SHORT EXERCISE
Exact reproduction of the data is required, with images excluded.

PROVIDED DATA
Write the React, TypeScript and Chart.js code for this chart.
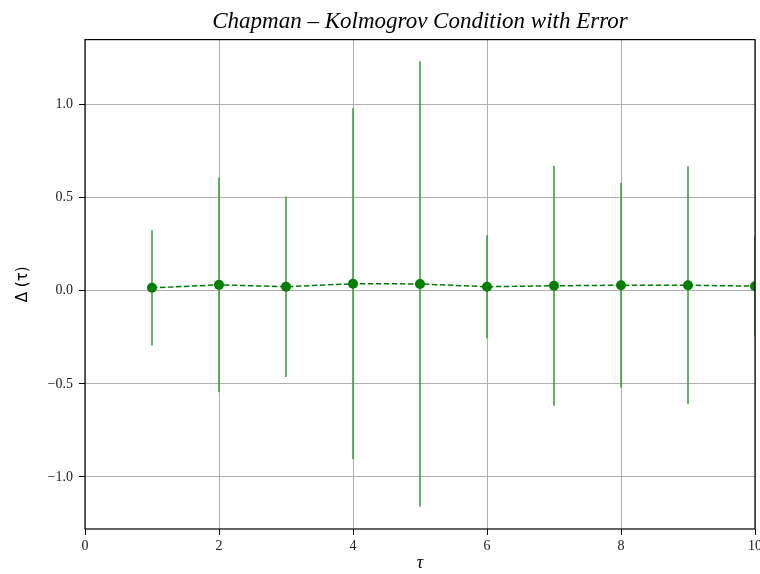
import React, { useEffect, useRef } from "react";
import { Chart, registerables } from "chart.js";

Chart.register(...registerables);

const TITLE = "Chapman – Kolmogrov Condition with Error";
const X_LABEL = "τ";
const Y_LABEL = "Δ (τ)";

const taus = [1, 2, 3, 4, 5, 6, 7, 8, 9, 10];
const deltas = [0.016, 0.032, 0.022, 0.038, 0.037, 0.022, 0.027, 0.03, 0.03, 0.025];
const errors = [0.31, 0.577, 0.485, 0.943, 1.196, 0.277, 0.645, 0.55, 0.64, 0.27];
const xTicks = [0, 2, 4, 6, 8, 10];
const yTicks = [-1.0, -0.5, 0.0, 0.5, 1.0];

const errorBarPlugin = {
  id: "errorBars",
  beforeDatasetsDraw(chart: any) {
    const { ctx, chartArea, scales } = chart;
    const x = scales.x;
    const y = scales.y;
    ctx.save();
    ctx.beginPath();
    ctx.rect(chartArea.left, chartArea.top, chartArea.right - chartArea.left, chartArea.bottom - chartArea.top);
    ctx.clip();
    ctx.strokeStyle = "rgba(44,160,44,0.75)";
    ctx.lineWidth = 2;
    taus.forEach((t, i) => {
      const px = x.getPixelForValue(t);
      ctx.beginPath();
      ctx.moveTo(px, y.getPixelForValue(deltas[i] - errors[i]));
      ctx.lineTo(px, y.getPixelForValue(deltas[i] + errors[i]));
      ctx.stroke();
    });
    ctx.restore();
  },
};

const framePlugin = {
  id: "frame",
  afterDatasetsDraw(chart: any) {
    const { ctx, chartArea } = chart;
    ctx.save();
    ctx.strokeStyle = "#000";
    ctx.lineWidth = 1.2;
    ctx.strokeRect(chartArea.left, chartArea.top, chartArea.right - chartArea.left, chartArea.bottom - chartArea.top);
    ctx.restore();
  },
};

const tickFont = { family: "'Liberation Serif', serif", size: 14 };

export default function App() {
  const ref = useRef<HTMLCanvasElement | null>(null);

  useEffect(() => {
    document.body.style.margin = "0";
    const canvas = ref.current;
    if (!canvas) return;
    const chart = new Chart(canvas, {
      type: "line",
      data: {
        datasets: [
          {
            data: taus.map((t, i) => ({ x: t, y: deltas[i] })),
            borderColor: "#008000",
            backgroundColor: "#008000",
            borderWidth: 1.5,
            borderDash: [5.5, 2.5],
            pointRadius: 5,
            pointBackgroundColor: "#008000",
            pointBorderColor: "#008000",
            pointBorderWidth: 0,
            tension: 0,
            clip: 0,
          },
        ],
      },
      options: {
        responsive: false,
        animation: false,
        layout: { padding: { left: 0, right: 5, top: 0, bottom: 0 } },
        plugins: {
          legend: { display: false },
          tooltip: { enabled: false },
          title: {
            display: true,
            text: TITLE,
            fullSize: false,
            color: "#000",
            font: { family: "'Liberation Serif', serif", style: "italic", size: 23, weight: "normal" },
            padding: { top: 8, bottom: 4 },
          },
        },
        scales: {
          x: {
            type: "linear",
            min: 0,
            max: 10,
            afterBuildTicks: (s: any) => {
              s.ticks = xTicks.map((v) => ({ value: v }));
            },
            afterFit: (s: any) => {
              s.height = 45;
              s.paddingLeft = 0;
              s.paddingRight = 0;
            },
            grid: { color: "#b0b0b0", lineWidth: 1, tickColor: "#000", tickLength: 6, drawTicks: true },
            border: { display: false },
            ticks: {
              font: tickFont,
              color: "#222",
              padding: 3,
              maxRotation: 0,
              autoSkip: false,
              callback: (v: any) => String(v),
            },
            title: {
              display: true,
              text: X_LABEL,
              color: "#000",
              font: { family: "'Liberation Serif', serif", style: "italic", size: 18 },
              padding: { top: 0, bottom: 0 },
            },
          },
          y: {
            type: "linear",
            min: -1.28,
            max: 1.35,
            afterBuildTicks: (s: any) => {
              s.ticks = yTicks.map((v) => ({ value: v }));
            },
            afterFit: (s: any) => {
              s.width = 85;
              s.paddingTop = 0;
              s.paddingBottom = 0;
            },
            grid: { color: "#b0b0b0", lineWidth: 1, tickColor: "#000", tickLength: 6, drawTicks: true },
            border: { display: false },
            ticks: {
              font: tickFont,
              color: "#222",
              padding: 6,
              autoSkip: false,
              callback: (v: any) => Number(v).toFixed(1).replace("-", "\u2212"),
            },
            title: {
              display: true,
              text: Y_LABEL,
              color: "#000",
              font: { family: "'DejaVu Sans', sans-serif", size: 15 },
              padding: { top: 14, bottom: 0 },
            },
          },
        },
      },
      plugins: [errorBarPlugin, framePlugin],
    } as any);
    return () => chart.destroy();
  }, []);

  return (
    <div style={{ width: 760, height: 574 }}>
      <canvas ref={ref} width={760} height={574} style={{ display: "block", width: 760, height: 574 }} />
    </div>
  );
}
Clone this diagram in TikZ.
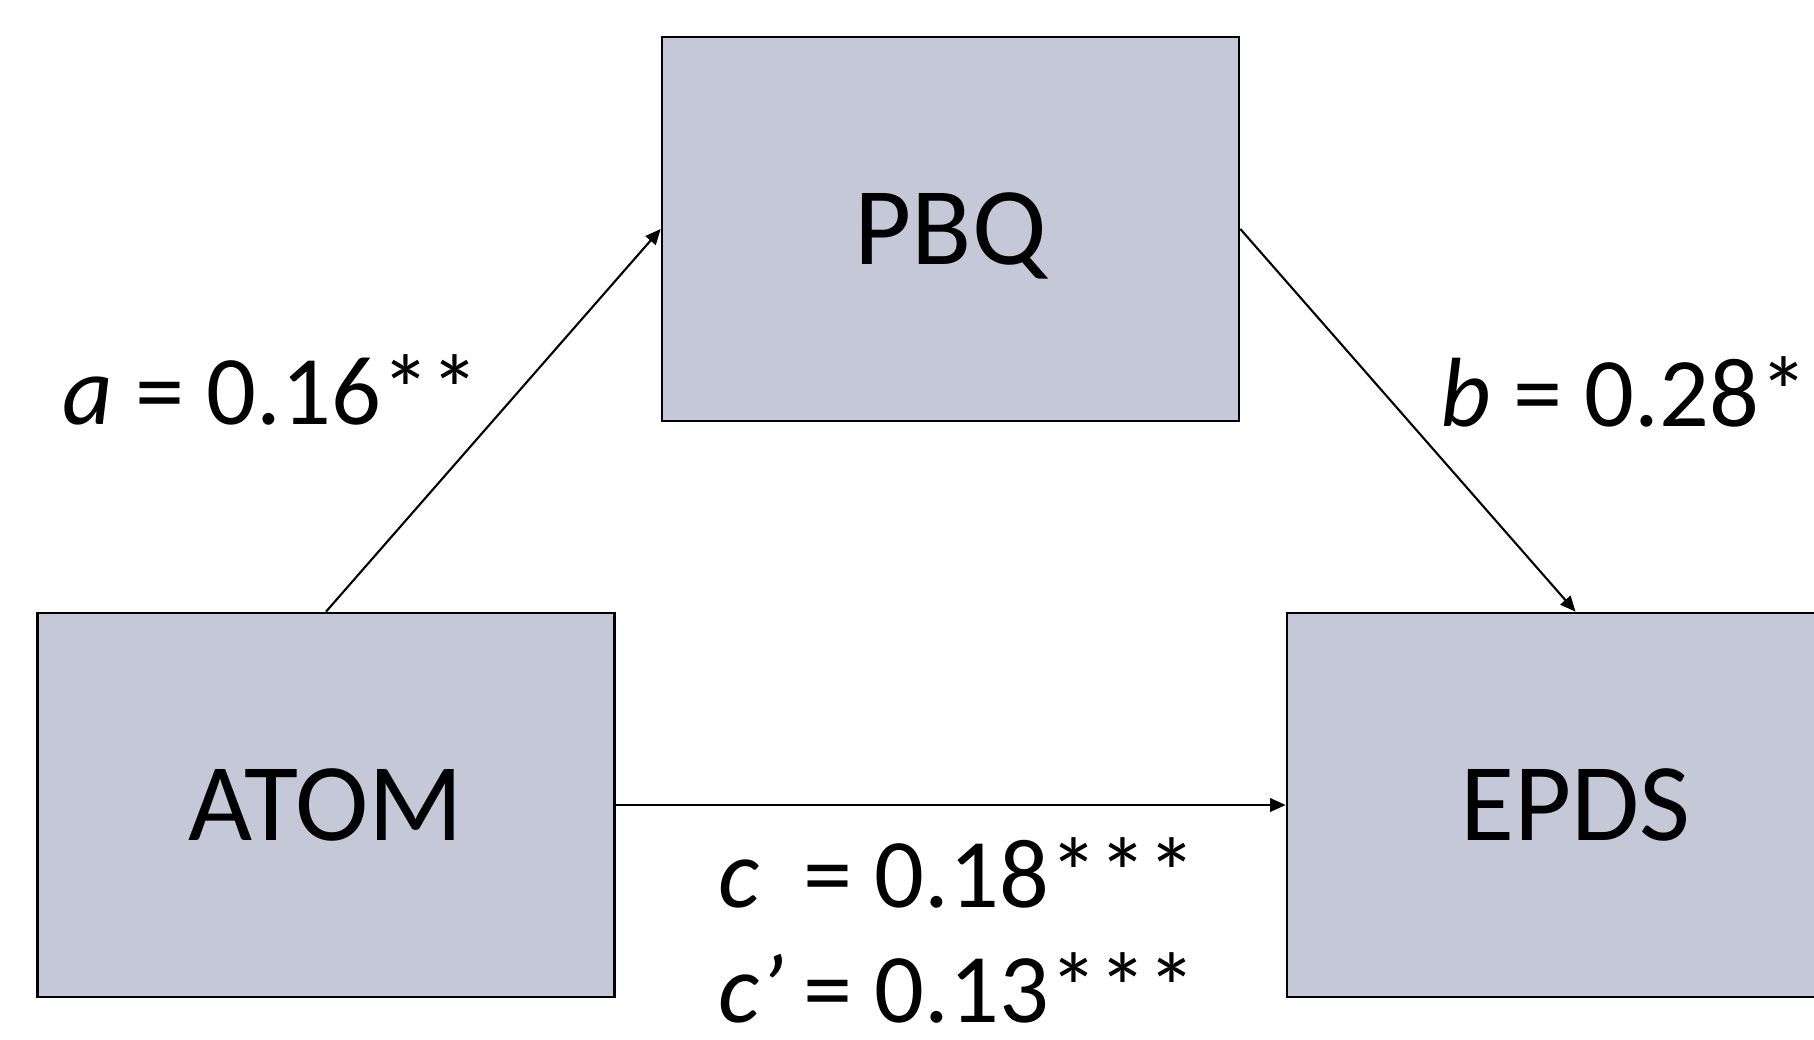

SOLUTION BELOW
Write the React, TypeScript and Chart.js code for this chart.
import React, { useEffect, useRef } from "react";
import { Chart, registerables } from "chart.js";

Chart.register(...registerables);

const TITLE = "Chapman – Kolmogrov Condition with Error";
const X_LABEL = "τ";
const Y_LABEL = "Δ (τ)";

const taus = [1, 2, 3, 4, 5, 6, 7, 8, 9, 10];
const deltas = [0.016, 0.032, 0.022, 0.038, 0.037, 0.022, 0.027, 0.03, 0.03, 0.025];
const errors = [0.31, 0.577, 0.485, 0.943, 1.196, 0.277, 0.645, 0.55, 0.64, 0.27];
const xTicks = [0, 2, 4, 6, 8, 10];
const yTicks = [-1.0, -0.5, 0.0, 0.5, 1.0];

const errorBarPlugin = {
  id: "errorBars",
  beforeDatasetsDraw(chart: any) {
    const { ctx, chartArea, scales } = chart;
    const x = scales.x;
    const y = scales.y;
    ctx.save();
    ctx.beginPath();
    ctx.rect(chartArea.left, chartArea.top, chartArea.right - chartArea.left, chartArea.bottom - chartArea.top);
    ctx.clip();
    ctx.strokeStyle = "rgba(44,160,44,0.75)";
    ctx.lineWidth = 2;
    taus.forEach((t, i) => {
      const px = x.getPixelForValue(t);
      ctx.beginPath();
      ctx.moveTo(px, y.getPixelForValue(deltas[i] - errors[i]));
      ctx.lineTo(px, y.getPixelForValue(deltas[i] + errors[i]));
      ctx.stroke();
    });
    ctx.restore();
  },
};

const framePlugin = {
  id: "frame",
  afterDatasetsDraw(chart: any) {
    const { ctx, chartArea } = chart;
    ctx.save();
    ctx.strokeStyle = "#000";
    ctx.lineWidth = 1.2;
    ctx.strokeRect(chartArea.left, chartArea.top, chartArea.right - chartArea.left, chartArea.bottom - chartArea.top);
    ctx.restore();
  },
};

const tickFont = { family: "'Liberation Serif', serif", size: 14 };

export default function App() {
  const ref = useRef<HTMLCanvasElement | null>(null);

  useEffect(() => {
    document.body.style.margin = "0";
    const canvas = ref.current;
    if (!canvas) return;
    const chart = new Chart(canvas, {
      type: "line",
      data: {
        datasets: [
          {
            data: taus.map((t, i) => ({ x: t, y: deltas[i] })),
            borderColor: "#008000",
            backgroundColor: "#008000",
            borderWidth: 1.5,
            borderDash: [5.5, 2.5],
            pointRadius: 5,
            pointBackgroundColor: "#008000",
            pointBorderColor: "#008000",
            pointBorderWidth: 0,
            tension: 0,
            clip: 0,
          },
        ],
      },
      options: {
        responsive: false,
        animation: false,
        layout: { padding: { left: 0, right: 5, top: 0, bottom: 0 } },
        plugins: {
          legend: { display: false },
          tooltip: { enabled: false },
          title: {
            display: true,
            text: TITLE,
            fullSize: false,
            color: "#000",
            font: { family: "'Liberation Serif', serif", style: "italic", size: 23, weight: "normal" },
            padding: { top: 8, bottom: 4 },
          },
        },
        scales: {
          x: {
            type: "linear",
            min: 0,
            max: 10,
            afterBuildTicks: (s: any) => {
              s.ticks = xTicks.map((v) => ({ value: v }));
            },
            afterFit: (s: any) => {
              s.height = 45;
              s.paddingLeft = 0;
              s.paddingRight = 0;
            },
            grid: { color: "#b0b0b0", lineWidth: 1, tickColor: "#000", tickLength: 6, drawTicks: true },
            border: { display: false },
            ticks: {
              font: tickFont,
              color: "#222",
              padding: 3,
              maxRotation: 0,
              autoSkip: false,
              callback: (v: any) => String(v),
            },
            title: {
              display: true,
              text: X_LABEL,
              color: "#000",
              font: { family: "'Liberation Serif', serif", style: "italic", size: 18 },
              padding: { top: 0, bottom: 0 },
            },
          },
          y: {
            type: "linear",
            min: -1.28,
            max: 1.35,
            afterBuildTicks: (s: any) => {
              s.ticks = yTicks.map((v) => ({ value: v }));
            },
            afterFit: (s: any) => {
              s.width = 85;
              s.paddingTop = 0;
              s.paddingBottom = 0;
            },
            grid: { color: "#b0b0b0", lineWidth: 1, tickColor: "#000", tickLength: 6, drawTicks: true },
            border: { display: false },
            ticks: {
              font: tickFont,
              color: "#222",
              padding: 6,
              autoSkip: false,
              callback: (v: any) => Number(v).toFixed(1).replace("-", "\u2212"),
            },
            title: {
              display: true,
              text: Y_LABEL,
              color: "#000",
              font: { family: "'DejaVu Sans', sans-serif", size: 15 },
              padding: { top: 14, bottom: 0 },
            },
          },
        },
      },
      plugins: [errorBarPlugin, framePlugin],
    } as any);
    return () => chart.destroy();
  }, []);

  return (
    <div style={{ width: 760, height: 574 }}>
      <canvas ref={ref} width={760} height={574} style={{ display: "block", width: 760, height: 574 }} />
    </div>
  );
}
Clone this diagram in TikZ.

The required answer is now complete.